If only Jesus had been content to stand at the synagogue door, shake hands with the congregation, and enjoy the praise of his townspeople, he would have remained a local hero.  But here’s the thing about Jesus:  He came to follow God’s agenda, and thus refuses to place himself under the control of, or be confined by, his hometown people or even his own family. Theologian Fred Craddock notes that Jesus didn’t go to outsiders because he was rejected; he was rejected because he went to outsiders.  He kept pushing the boundaries of God’s favor outward, to the marginalized, the lost, the sick, the oppressed.  Why?  Because inclusion of outsiders is God’s agenda, and Jesus made God’s agenda the sole focus of his life.

As we saw, such an agenda infuriated the people of Nazareth and, if we’re honest, it continues to rankle today. The tendency to claim God for our side, to believe that we are the favored people, nation or faith is still very much with us.  Such a tendency cropped up in some people’s attitude toward aid for Haiti.  An article on Haiti this week noted that while there has been a general outpouring of generosity,  other voices have objected,  asking why our nation—in debt ourselves—should pour money into Haiti, which they contend is hopeless anyway.

Or consider columnist Leonard Pitts’ editorial this week, titled “Wielding faith as a weapon.”  He told of a company in Michigan that has a $600 million contract to provide gun sights to the U.S military. The company had a policy of inscribing coded references to Bible verses on the gun sights for high-powered rifles used by U.S. service personnel.  These so-called Jesus rifles—besides being a gross affront to the prince of peace—is yet another smug and misguided effort to assume that God is on our side. 

Pitts notes a University of Chicago study quantifying how people tend to create God in their own image, to ascribe to the deity their own opinions, interests and beliefs.  “The problem,” suggests Barbara Brown Taylor, “is not that God loves the despised 'other' more than God loves us.  The problem is that people we cannot stand are loved just as much as we are by a God who has an upsetting sense of community." And Brown goes further. "No matter how hard we try," she writes, "we cannot seem to get God to respect our boundaries.  God keeps plowing right through them, inviting us to follow or get out of the way.”

And this is just what Jesus was doing in Nazareth.  Our episode concludes with the observation that Jesus “passed through the midst of them and went on his way.”  From Nazareth, he will go on his way, breaking down barriers and crossing boundaries.  Jesus breaks the barrier between men and women by speaking to the Samaritan woman. He breaks the barrier of legalism by healing the blind on the Sabbath.  He blurs the boundary between clean and unclean, righteous and unrighteous, worthy and unworthy, by eating with sinners, embracing tax collectors, forgiving thieves, touching and healing lepers.  And every time Jesus welcomed outsiders he met opposition from people who considered themselves insiders.  Yet no matter the opposition that Jesus encountered—first at Nazareth, then elsewhere, and finally in Jerusalem—he continued to press on.  He went on his way, and his way was to proclaim and live out the inclusive love of God.

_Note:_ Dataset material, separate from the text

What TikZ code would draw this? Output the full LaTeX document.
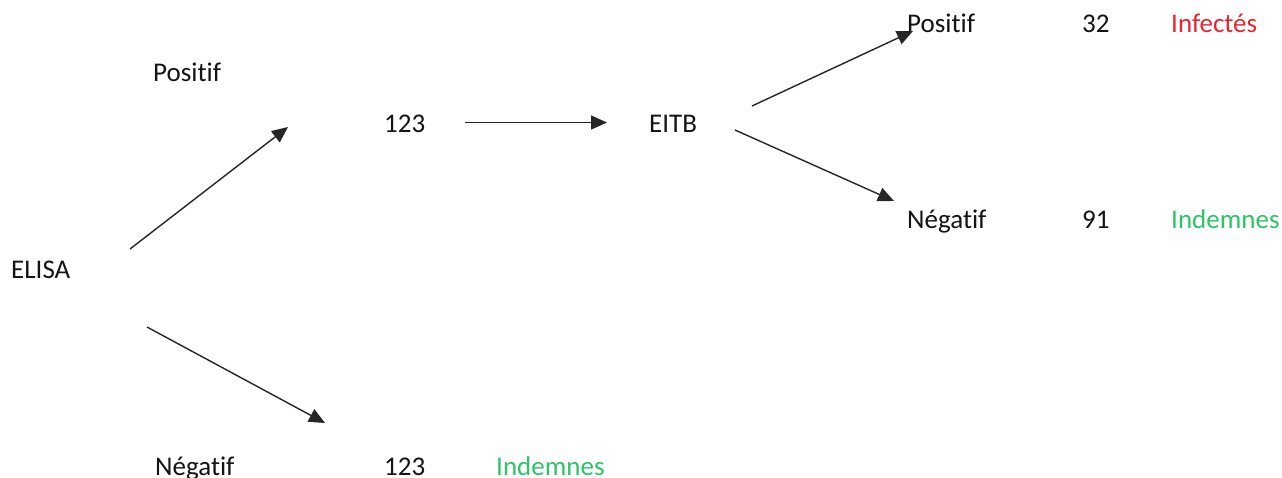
\documentclass[tikz,border=0pt]{standalone}
\usepackage{fontspec}
\setmainfont{Carlito}[Ligatures=NoCommon, RawFeature=-liga]
\usetikzlibrary{arrows.meta}
\definecolor{infred}{RGB}{232,36,48}
\definecolor{indgreen}{RGB}{46,196,104}
\definecolor{txt}{RGB}{20,20,20}
\tikzset{
  lbl/.style={anchor=base west, inner sep=0pt, text=txt, font=\fontsize{27}{32}\selectfont},
  arr/.style={draw=black!85, line width=1.4pt, -{Triangle[length=16pt,width=14pt]}}
}
\begin{document}
\begin{tikzpicture}[x=1pt,y=-1pt]
\useasboundingbox[fill=white] (0,0) rectangle (1282,477);
% labels
\node[lbl] (elisa) at (11,278) {ELISA};
\node[lbl] (posA) at (153,81) {Positif};
\node[lbl] (n123a) at (384,132) {123};
\node[lbl] (eitb) at (649,132) {EITB};
\node[lbl] (posB) at (907,32) {Positif};
\node[lbl] (n32) at (1082,32) {32};
\node[lbl, text=infred] (inf) at (1171,32) {Infectés};
\node[lbl] (negB) at (907,228) {Négatif};
\node[lbl] (n91) at (1082,228) {91};
\node[lbl, text=indgreen] (indB) at (1171,228) {Indemnes};
\node[lbl] (negA) at (155,475) {Négatif};
\node[lbl] (n123b) at (384,475) {123};
\node[lbl, text=indgreen] (indA) at (496,475) {Indemnes};
% arrow end points
\coordinate (a1s) at (130,249);
\coordinate (a1e) at (288,127);
\coordinate (a2s) at (147,327);
\coordinate (a2e) at (325,423);
\coordinate (a3s) at (465,122.5);
\coordinate (a3e) at (607,122.5);
\coordinate (a4s) at (752,106);
\coordinate (a4e) at (913,31);
\coordinate (a5s) at (735,130);
\coordinate (a5e) at (894,201);
\draw[arr] (a1s) -- (a1e);
\draw[arr] (a2s) -- (a2e);
\draw[arr] (a3s) -- (a3e);
\draw[arr] (a4s) -- (a4e);
\draw[arr] (a5s) -- (a5e);
\end{tikzpicture}
\end{document}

So the only question for us is whether we will go with him.  Can we turn the church inside out and go with Jesus to those outside our church doors, outside our faith, outside our boundaries of acceptability?  We all want a gracious God, but as followers of Jesus we know that we can’t claim a gracious God for ourselves if we don’t believe that this same grace is given to outsiders, even to our enemies. This is good news. This is the kind of religion that the world needs today.  This is the kind of Christian, the kind of church we want to be.

Well, I better stop before this sermon gets too long.